Documentary and Panel Explore the Challenges of Chronic Fatigue Syndrome

In the first scene of Unrest, Jennifer Brea is lying on her bedroom floor, looking at the camera. She seems tired and in pain. She tries to get up, but falls down. She tries again, holding the camera close. It’s difficult to follow her movements, but we can hear her heavy breathing and moans of pain. After a huge effort, she makes it. She gets to her bed and lies down, exhausted.

Sundance award-winner Unrest is a powerful personal account of what it’s like to be a young woman with myalgic encephalomyelitis (ME), also known as chronic fatigue syndrome (CFS) — a complex and misunderstood disease affecting 15 to 30 million people around the world. Jennifer Brea first felt something was wrong when a mysterious fever left her bedridden. After hearing from doctor after doctor that it was “all in your head,” she decided to do her own research — and to document her path.

The most pronounced symptom of chronic fatigue syndrome is a profound and inexplicable fatigue, which gets worse after mental or physical exertion. Patients also have poor-quality sleep, brain fog, and dizziness upon standing. “The cause of ME/CFS is unknown and there’s no cure for this disease. Treatments to this point have fallen into the ‘experimental’ category and have included antiviral and immune medications, as well as supportive treatments to help with insomnia and orthostatic intolerance,” says Dr. Darren Lynch, who has been treating ME/CFS patients for ten years.

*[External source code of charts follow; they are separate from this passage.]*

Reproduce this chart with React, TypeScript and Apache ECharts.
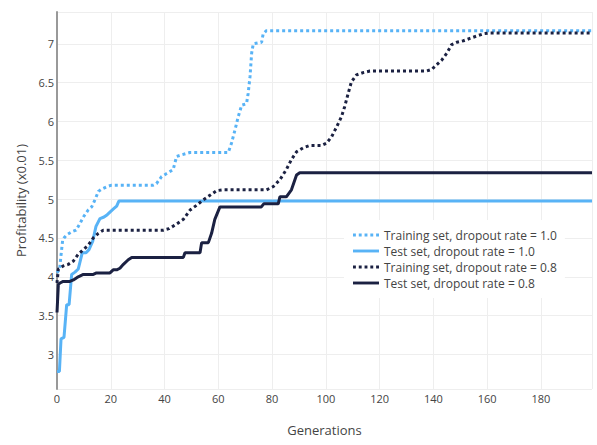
import React, { useEffect, useRef } from "react";
import * as echarts from "echarts";

// Breakpoints (generation, profitability x0.01)
const trainGen10 = [0, 1, 1.4, 2.1, 2.6, 3.6, 5.5, 7.1, 8.6, 9.8, 11.6, 12.9, 14.1, 15.4, 16.6, 18.5, 20.3, 35.8, 37, 38.9, 40.8, 43.2, 44.5, 46.3, 49.4, 63.7, 64.9, 66.2, 67.4, 68.7, 70.5, 71.1, 71.8, 72.4, 73.0, 76.1, 76.7, 77.9, 199];
const trainVal10 = [4.05, 4.1, 4.25, 4.47, 4.5, 4.54, 4.58, 4.6, 4.69, 4.77, 4.86, 4.9, 4.99, 5.1, 5.13, 5.16, 5.18, 5.18, 5.2, 5.29, 5.33, 5.38, 5.55, 5.57, 5.6, 5.6, 5.72, 5.89, 6.06, 6.21, 6.23, 6.36, 6.58, 6.88, 7.0, 7.02, 7.13, 7.17, 7.17];

const testGen10 = [0, 0.9, 1.5, 2.6, 3.6, 4.5, 5.45, 6.7, 7.9, 9.4, 10.8, 11.9, 13.3, 14.5, 16.0, 17.5, 18.7, 19.9, 21.2, 22.2, 23.0, 199];
const testVal10 = [2.78, 2.78, 3.2, 3.22, 3.64, 3.64, 4.03, 4.06, 4.1, 4.31, 4.31, 4.35, 4.46, 4.65, 4.75, 4.77, 4.8, 4.84, 4.88, 4.91, 4.975, 4.975];

const trainGen08 = [0, 0.5, 2.3, 4.2, 6.0, 7.9, 9.8, 11.7, 13.5, 15.4, 17.2, 19.1, 39.5, 41.7, 44.5, 47.0, 49.5, 51.9, 54.4, 56.9, 59.4, 61.8, 77.9, 80.4, 82.9, 85.3, 87.2, 89.1, 91.5, 94.0, 98.4, 100.2, 102.1, 104.0, 105.8, 107.0, 108.3, 109.5, 111.4, 113.9, 116.4, 137.5, 139.4, 141.2, 143.1, 145.0, 146.8, 148.7, 151.2, 153.6, 156.1, 158.6, 161.1, 199];
const trainVal08 = [3.92, 4.1, 4.14, 4.16, 4.2, 4.29, 4.35, 4.41, 4.5, 4.56, 4.6, 4.6, 4.6, 4.62, 4.68, 4.74, 4.86, 4.92, 4.99, 5.05, 5.11, 5.12, 5.12, 5.16, 5.25, 5.38, 5.51, 5.61, 5.66, 5.69, 5.69, 5.72, 5.8, 5.93, 6.06, 6.19, 6.36, 6.51, 6.6, 6.63, 6.65, 6.65, 6.67, 6.73, 6.79, 6.88, 6.99, 7.02, 7.04, 7.07, 7.1, 7.13, 7.14, 7.14];

const testGen08 = [0, 0.5, 1.1, 2.3, 4.8, 6.1, 7.9, 9.8, 13.5, 14.7, 19.7, 20.9, 22.2, 23.4, 24.7, 26.5, 27.8, 47.0, 47.6, 53.2, 53.8, 56.3, 57.5, 58.7, 60.6, 76.0, 76.9, 82.3, 82.9, 85.3, 87.2, 89.1, 90.3, 199];
const testVal08 = [3.54, 3.9, 3.92, 3.94, 3.94, 3.96, 4.0, 4.03, 4.03, 4.05, 4.05, 4.09, 4.09, 4.11, 4.16, 4.22, 4.25, 4.25, 4.31, 4.31, 4.44, 4.44, 4.56, 4.74, 4.9, 4.9, 4.94, 4.94, 5.03, 5.03, 5.12, 5.31, 5.34, 5.34];

const seriesNames = [
  "Training set, dropout rate = 1.0",
  "Test set, dropout rate = 1.0",
  "Training set, dropout rate = 0.8",
  "Test set, dropout rate = 0.8",
];

const LIGHT = "#58b3f6";
const DARK = "#1b2142";
const FONT = "'Open Sans', 'Noto Sans', sans-serif";

const DOT_ICON = "path://M0,0h3v3h-3z M6,0h3v3h-3z M12,0h3v3h-3z M18,0h3v3h-3z M24,0h3v3h-3z";
const SOLID_ICON = "path://M0,0h27v3h-27z";

const pairs = (g: number[], v: number[]) => g.map((x, i) => [x, v[i]]);

export default function App() {
  const ref = useRef<HTMLDivElement>(null);
  useEffect(() => {
    if (!ref.current) return;
    const chart = echarts.init(ref.current, undefined, { renderer: "svg" });
    const mk = (name: string, data: number[][], color: string, dotted: boolean) => ({
      name,
      type: "line",
      data,
      showSymbol: false,
      symbol: "none",
      color,
      itemStyle: { color },
      lineStyle: { color, width: 3, type: dotted ? [3, 3] : "solid" },
      z: 2,
    });
    chart.setOption({
      animation: false,
      backgroundColor: "#fff",
      textStyle: { fontFamily: FONT },
      grid: { left: 57, right: 5, top: 12, bottom: 56, containLabel: false },
      legend: {
        orient: "vertical",
        left: 344,
        top: 220,
        padding: [8, 8, 8, 9],
        itemWidth: 26,
        itemHeight: 3,
        itemGap: 2,
        backgroundColor: "#fff",
        textStyle: { fontFamily: FONT, fontSize: 12, color: "#444", lineHeight: 14 },
        data: [
          { name: seriesNames[0], icon: DOT_ICON },
          { name: seriesNames[1], icon: SOLID_ICON },
          { name: seriesNames[2], icon: DOT_ICON },
          { name: seriesNames[3], icon: SOLID_ICON },
        ],
      },
      xAxis: {
        type: "value",
        min: 0,
        max: 199,
        interval: 20,
        name: "Generations",
        nameLocation: "middle",
        nameGap: 34,
        nameTextStyle: { fontFamily: FONT, fontSize: 13, color: "#444" },
        axisLine: { show: false },
        axisTick: { show: false },
        axisLabel: {
          fontFamily: FONT,
          fontSize: 11,
          color: "#444",
          margin: 4,
          formatter: (v: number) => (v % 20 === 0 ? String(v) : ""),
        },
        splitLine: { show: true, lineStyle: { color: "#eee", width: 1 } },
      },
      yAxis: {
        type: "value",
        min: 2.555,
        max: 7.41,
        splitNumber: 10,
        name: "Profitability (x0.01)",
        nameLocation: "middle",
        nameGap: 30,
        nameTextStyle: { fontFamily: FONT, fontSize: 13, color: "#444" },
        axisLine: { show: true, onZero: false, lineStyle: { color: "#999", width: 2 } },
        axisTick: { show: false },
        axisLabel: {
          fontFamily: FONT,
          fontSize: 11,
          color: "#444",
          margin: 3,
          formatter: (v: number) => {
            const r = Math.round(v * 2) / 2;
            return Math.abs(r - v) < 1e-6 ? String(r) : "";
          },
        },
        splitLine: { show: true, lineStyle: { color: "#eee", width: 1 } },
      },
      series: [
        mk(seriesNames[0], pairs(trainGen10, trainVal10), LIGHT, true),
        mk(seriesNames[1], pairs(testGen10, testVal10), LIGHT, false),
        mk(seriesNames[2], pairs(trainGen08, trainVal08), DARK, true),
        mk(seriesNames[3], pairs(testGen08, testVal08), DARK, false),
      ],
    });
    return () => chart.dispose();
  }, []);
  return <div ref={ref} style={{ width: 597, height: 445, position: "absolute", left: 0, top: 0 }} />;
}
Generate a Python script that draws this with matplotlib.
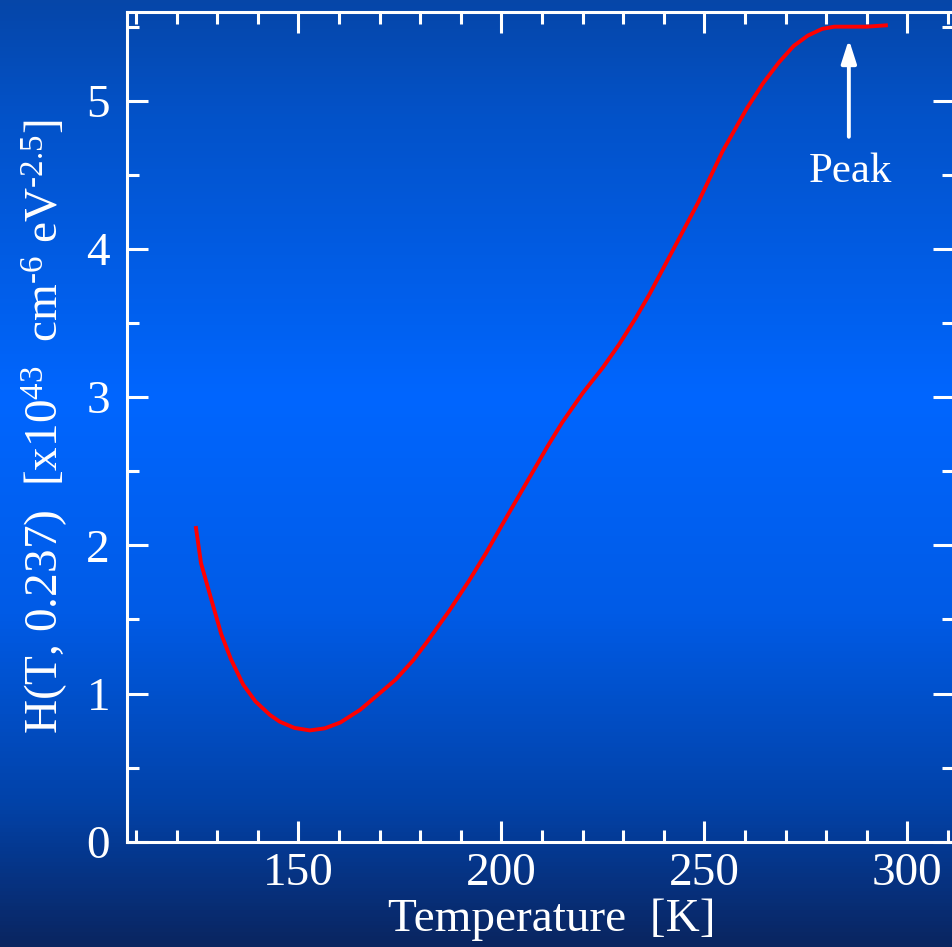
import numpy as np
import matplotlib
matplotlib.use("Agg")
import matplotlib.pyplot as plt
from matplotlib.colors import LinearSegmentedColormap

plt.rcParams['font.family'] = ['Liberation Serif', 'DejaVu Serif']
plt.rcParams['mathtext.fontset'] = 'custom'
plt.rcParams['mathtext.rm'] = 'Liberation Serif'
plt.rcParams['mathtext.it'] = 'Liberation Serif:italic'

# values
temp = [124.7, 126.0, 128.9, 131.0, 133.4, 136.4, 139.4, 143.0, 145.4, 149.0,
        152.8, 156.5, 160.3, 165.2, 169.3, 174.0, 178.3, 181.6, 187.2, 192.0,
        196.2, 200.0, 205.2, 211.2, 215.0, 220.1, 225.0, 229.1, 233.0, 236.6,
        242.6, 248.4, 254.5, 260.5, 264.5, 268.4, 272.0, 275.5, 279.0, 282.0,
        286.0, 290.0, 295.2]
h_val = [2.13, 1.88, 1.60, 1.40, 1.23, 1.06, 0.947, 0.855, 0.81, 0.768,
         0.751, 0.765, 0.804, 0.89, 0.985, 1.095, 1.225, 1.345, 1.56, 1.76,
         1.947, 2.13, 2.376, 2.66, 2.83, 3.03, 3.20, 3.36, 3.53, 3.70,
         4.01, 4.31, 4.66, 4.95, 5.12, 5.26, 5.37, 5.44, 5.485, 5.50,
         5.50, 5.50, 5.51]
peak_T = 285.6
xticks = [150, 200, 250, 300]
yticks = [0, 1, 2, 3, 4, 5]

fig = plt.figure(figsize=(9.52, 9.47), dpi=100)

# blue gradient background
bg = fig.add_axes([0, 0, 1, 1], zorder=0)
cmap = LinearSegmentedColormap.from_list('bg', [
    (0.0, '#0646a8'), (0.12, '#0352c8'), (0.42, '#0066ff'),
    (0.65, '#005be6'), (0.85, '#0242a8'), (1.0, '#0a2560')])
grad = np.linspace(0, 1, 256).reshape(-1, 1)
bg.imshow(grad, cmap=cmap, aspect='auto', extent=[0, 1, 0, 1], origin='upper')
bg.axis('off')

ax = fig.add_axes([0.1331, 0.1112, 0.8690, 0.8758], zorder=1)
ax.patch.set_alpha(0)
ax.plot(temp, h_val, color='#ff0000', lw=2.8, solid_capstyle='butt')

ax.set_xlim(107.7, 311.5)
ax.set_ylim(0, 5.597)
ax.set_xticks(xticks)
ax.set_yticks(yticks)
ax.set_xticks(np.arange(110, 311, 10), minor=True)
ax.set_yticks(np.arange(0, 5.6, 0.5), minor=True)

for s in ax.spines.values():
    s.set_color('white')
    s.set_linewidth(2.2)
ax.tick_params(which='both', direction='in', top=True, right=True,
               color='white', labelcolor='white', labelsize=34)
ax.tick_params(which='major', length=15, width=2.2)
ax.tick_params(which='minor', length=8.5, width=2.2)
ax.tick_params(axis='x', pad=8)
ax.tick_params(axis='y', pad=12)

ax.set_xlabel('Temperature  [K]', color='white', fontsize=34, labelpad=-2)
ax.xaxis.set_label_coords(0.514, -0.068)
ax.set_ylabel(r'H(T, 0.237)  [x10$^{\text{43}}$  cm$^{\text{-6}}$ eV$^{\text{-2.5}}$]',
              color='white', fontsize=34, labelpad=12)

ax.annotate('', xy=(peak_T, 5.414), xytext=(peak_T, 4.757),
            arrowprops=dict(arrowstyle='-|>,head_length=1.4,head_width=0.45',
                            color='white', lw=2.8, shrinkA=0, shrinkB=0))
ax.text(peak_T + 0.5, 4.52, 'Peak', color='white', fontsize=31,
        ha='center', va='center')

fig.savefig('out.png', dpi=100)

On February 21, Dr. Lynch will be at Hampshire for an expert panel Q&A after the screening of Unrest. The event will start at 5:30 p.m. in the main lecture hall of Franklin Patterson Hall. Joining Dr. Lynch on the panel will be Ronald Davis, professor of biochemistry and genetics at Stanford University and the father of a ME/CFS patient; Rivka Solomon, a patient advocate with the Massachusetts ME/CFS and FM Association; and Ashley Davis Haugen, Hampshire alum 09S, an ME/CFS advocate, and caregiver for a brother with the disease.

“[The event] is an amazing and unique opportunity,” says Dr. Pamela K. Stone, Director of Hampshire’s Culture, Brain, and Development Program and the event organizer. “It’s important to have this conversation with students, faculty, and support services in the Five Colleges,” she says, “because there are students who one day seem absolutely fine and healthy and the next day you find out that they couldn’t come to class because they’re stuck in bed and they can’t get out. And while it may not be chronic fatigue syndrome, this event offers a glimpse into the complexity of having a chronic health issue that really debilitates people even though they don't look debilitated necessarily when they’re okay.”

Dr. Lynch explains that the main challenge to patients and caregivers “is first to find medical providers who are knowledgeable and familiar with treating ME/CFS and then be prepared for the uncertainty of benefit from any proposed treatment that may follow.” He’s hopeful, though, about the future: “After fourteen years of treating ME/CFS and having seen improvement in some patients, I hope that the years ahead provide my practitioner colleagues and me better tools so that we may be of more assistance to a patient population desperate for better treatments.”